* BEGIN Raw data *

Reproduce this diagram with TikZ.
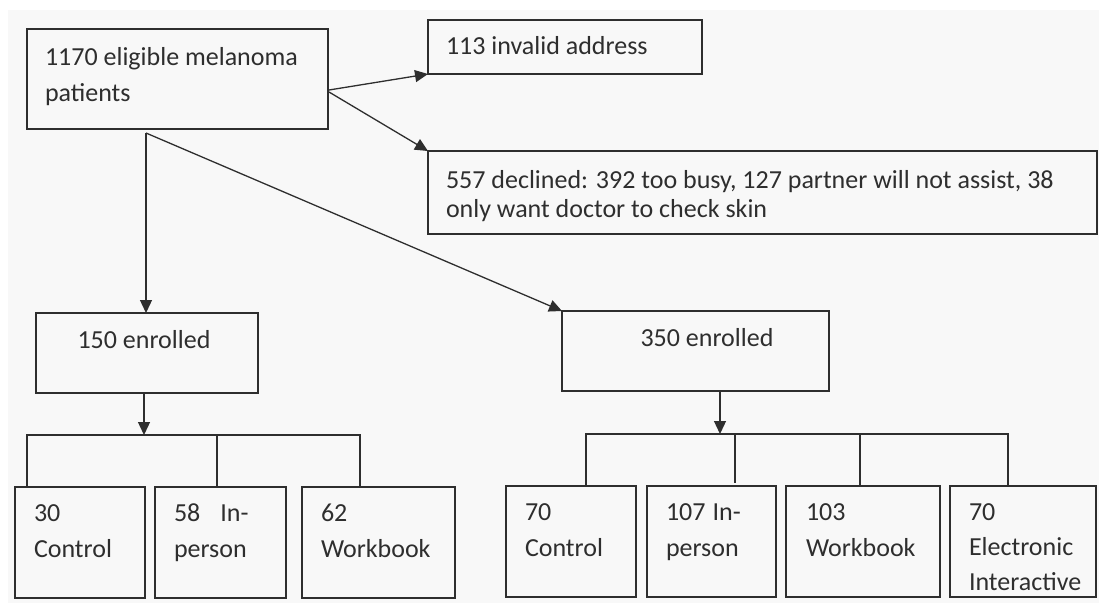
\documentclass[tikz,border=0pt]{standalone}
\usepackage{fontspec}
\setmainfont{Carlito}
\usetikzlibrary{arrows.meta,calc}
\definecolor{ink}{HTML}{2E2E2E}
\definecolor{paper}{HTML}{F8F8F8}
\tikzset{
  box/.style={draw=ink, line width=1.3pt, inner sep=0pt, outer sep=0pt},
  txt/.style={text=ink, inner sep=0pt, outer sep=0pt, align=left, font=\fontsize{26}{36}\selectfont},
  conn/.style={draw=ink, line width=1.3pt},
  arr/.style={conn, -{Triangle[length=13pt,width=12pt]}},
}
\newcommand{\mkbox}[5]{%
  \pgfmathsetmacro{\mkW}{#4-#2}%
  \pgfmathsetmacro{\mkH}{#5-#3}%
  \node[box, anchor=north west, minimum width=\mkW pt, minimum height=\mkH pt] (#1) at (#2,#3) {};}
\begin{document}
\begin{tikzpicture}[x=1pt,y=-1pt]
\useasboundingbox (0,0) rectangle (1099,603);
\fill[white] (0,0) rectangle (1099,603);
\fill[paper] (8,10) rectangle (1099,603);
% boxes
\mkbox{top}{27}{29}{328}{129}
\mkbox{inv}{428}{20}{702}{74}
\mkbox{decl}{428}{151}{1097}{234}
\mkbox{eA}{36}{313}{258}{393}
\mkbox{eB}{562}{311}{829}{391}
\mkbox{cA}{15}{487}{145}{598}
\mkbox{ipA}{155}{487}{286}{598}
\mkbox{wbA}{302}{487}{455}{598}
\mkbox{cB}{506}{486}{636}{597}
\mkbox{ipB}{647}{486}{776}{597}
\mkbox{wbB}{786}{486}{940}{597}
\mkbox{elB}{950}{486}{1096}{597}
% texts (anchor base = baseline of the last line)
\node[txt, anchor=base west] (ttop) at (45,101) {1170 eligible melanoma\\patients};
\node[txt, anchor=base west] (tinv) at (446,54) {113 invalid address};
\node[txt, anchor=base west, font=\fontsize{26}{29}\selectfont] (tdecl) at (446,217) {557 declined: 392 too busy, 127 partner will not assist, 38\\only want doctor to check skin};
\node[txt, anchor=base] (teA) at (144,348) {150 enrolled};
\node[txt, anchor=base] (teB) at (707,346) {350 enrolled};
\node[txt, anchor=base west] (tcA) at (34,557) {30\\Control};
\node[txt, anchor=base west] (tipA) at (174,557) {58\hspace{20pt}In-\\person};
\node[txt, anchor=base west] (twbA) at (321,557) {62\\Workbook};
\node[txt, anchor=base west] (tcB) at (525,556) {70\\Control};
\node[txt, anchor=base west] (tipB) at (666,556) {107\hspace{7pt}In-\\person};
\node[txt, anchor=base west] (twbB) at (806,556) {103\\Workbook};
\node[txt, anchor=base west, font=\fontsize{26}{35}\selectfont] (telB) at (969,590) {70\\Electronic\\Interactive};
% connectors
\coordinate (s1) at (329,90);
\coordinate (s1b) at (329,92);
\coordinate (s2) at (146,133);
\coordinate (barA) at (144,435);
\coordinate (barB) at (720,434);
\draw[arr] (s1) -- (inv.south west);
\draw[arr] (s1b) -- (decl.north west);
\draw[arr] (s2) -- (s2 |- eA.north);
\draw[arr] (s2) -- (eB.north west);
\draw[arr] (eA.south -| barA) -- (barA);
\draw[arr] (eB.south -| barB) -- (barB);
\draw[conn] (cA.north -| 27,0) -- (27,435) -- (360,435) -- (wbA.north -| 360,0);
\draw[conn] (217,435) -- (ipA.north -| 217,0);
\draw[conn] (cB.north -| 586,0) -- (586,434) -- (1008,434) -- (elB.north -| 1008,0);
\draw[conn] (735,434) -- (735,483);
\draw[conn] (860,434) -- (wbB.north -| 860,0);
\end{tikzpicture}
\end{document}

* END Raw data *

What to produce: Reproduce the full material exactly, excluding the pictures.

Written answer:
Reproduce this diagram with TikZ.
\documentclass[tikz,border=0pt]{standalone}
\usepackage{fontspec}
\setmainfont{Carlito}
\usetikzlibrary{arrows.meta,calc}
\definecolor{ink}{HTML}{2E2E2E}
\definecolor{paper}{HTML}{F8F8F8}
\tikzset{
  box/.style={draw=ink, line width=1.3pt, inner sep=0pt, outer sep=0pt},
  txt/.style={text=ink, inner sep=0pt, outer sep=0pt, align=left, font=\fontsize{26}{36}\selectfont},
  conn/.style={draw=ink, line width=1.3pt},
  arr/.style={conn, -{Triangle[length=13pt,width=12pt]}},
}
\newcommand{\mkbox}[5]{%
  \pgfmathsetmacro{\mkW}{#4-#2}%
  \pgfmathsetmacro{\mkH}{#5-#3}%
  \node[box, anchor=north west, minimum width=\mkW pt, minimum height=\mkH pt] (#1) at (#2,#3) {};}
\begin{document}
\begin{tikzpicture}[x=1pt,y=-1pt]
\useasboundingbox (0,0) rectangle (1099,603);
\fill[white] (0,0) rectangle (1099,603);
\fill[paper] (8,10) rectangle (1099,603);
% boxes
\mkbox{top}{27}{29}{328}{129}
\mkbox{inv}{428}{20}{702}{74}
\mkbox{decl}{428}{151}{1097}{234}
\mkbox{eA}{36}{313}{258}{393}
\mkbox{eB}{562}{311}{829}{391}
\mkbox{cA}{15}{487}{145}{598}
\mkbox{ipA}{155}{487}{286}{598}
\mkbox{wbA}{302}{487}{455}{598}
\mkbox{cB}{506}{486}{636}{597}
\mkbox{ipB}{647}{486}{776}{597}
\mkbox{wbB}{786}{486}{940}{597}
\mkbox{elB}{950}{486}{1096}{597}
% texts (anchor base = baseline of the last line)
\node[txt, anchor=base west] (ttop) at (45,101) {1170 eligible melanoma\\patients};
\node[txt, anchor=base west] (tinv) at (446,54) {113 invalid address};
\node[txt, anchor=base west, font=\fontsize{26}{29}\selectfont] (tdecl) at (446,217) {557 declined: 392 too busy, 127 partner will not assist, 38\\only want doctor to check skin};
\node[txt, anchor=base] (teA) at (144,348) {150 enrolled};
\node[txt, anchor=base] (teB) at (707,346) {350 enrolled};
\node[txt, anchor=base west] (tcA) at (34,557) {30\\Control};
\node[txt, anchor=base west] (tipA) at (174,557) {58\hspace{20pt}In-\\person};
\node[txt, anchor=base west] (twbA) at (321,557) {62\\Workbook};
\node[txt, anchor=base west] (tcB) at (525,556) {70\\Control};
\node[txt, anchor=base west] (tipB) at (666,556) {107\hspace{7pt}In-\\person};
\node[txt, anchor=base west] (twbB) at (806,556) {103\\Workbook};
\node[txt, anchor=base west, font=\fontsize{26}{35}\selectfont] (telB) at (969,590) {70\\Electronic\\Interactive};
% connectors
\coordinate (s1) at (329,90);
\coordinate (s1b) at (329,92);
\coordinate (s2) at (146,133);
\coordinate (barA) at (144,435);
\coordinate (barB) at (720,434);
\draw[arr] (s1) -- (inv.south west);
\draw[arr] (s1b) -- (decl.north west);
\draw[arr] (s2) -- (s2 |- eA.north);
\draw[arr] (s2) -- (eB.north west);
\draw[arr] (eA.south -| barA) -- (barA);
\draw[arr] (eB.south -| barB) -- (barB);
\draw[conn] (cA.north -| 27,0) -- (27,435) -- (360,435) -- (wbA.north -| 360,0);
\draw[conn] (217,435) -- (ipA.north -| 217,0);
\draw[conn] (cB.north -| 586,0) -- (586,434) -- (1008,434) -- (elB.north -| 1008,0);
\draw[conn] (735,434) -- (735,483);
\draw[conn] (860,434) -- (wbB.north -| 860,0);
\end{tikzpicture}
\end{document}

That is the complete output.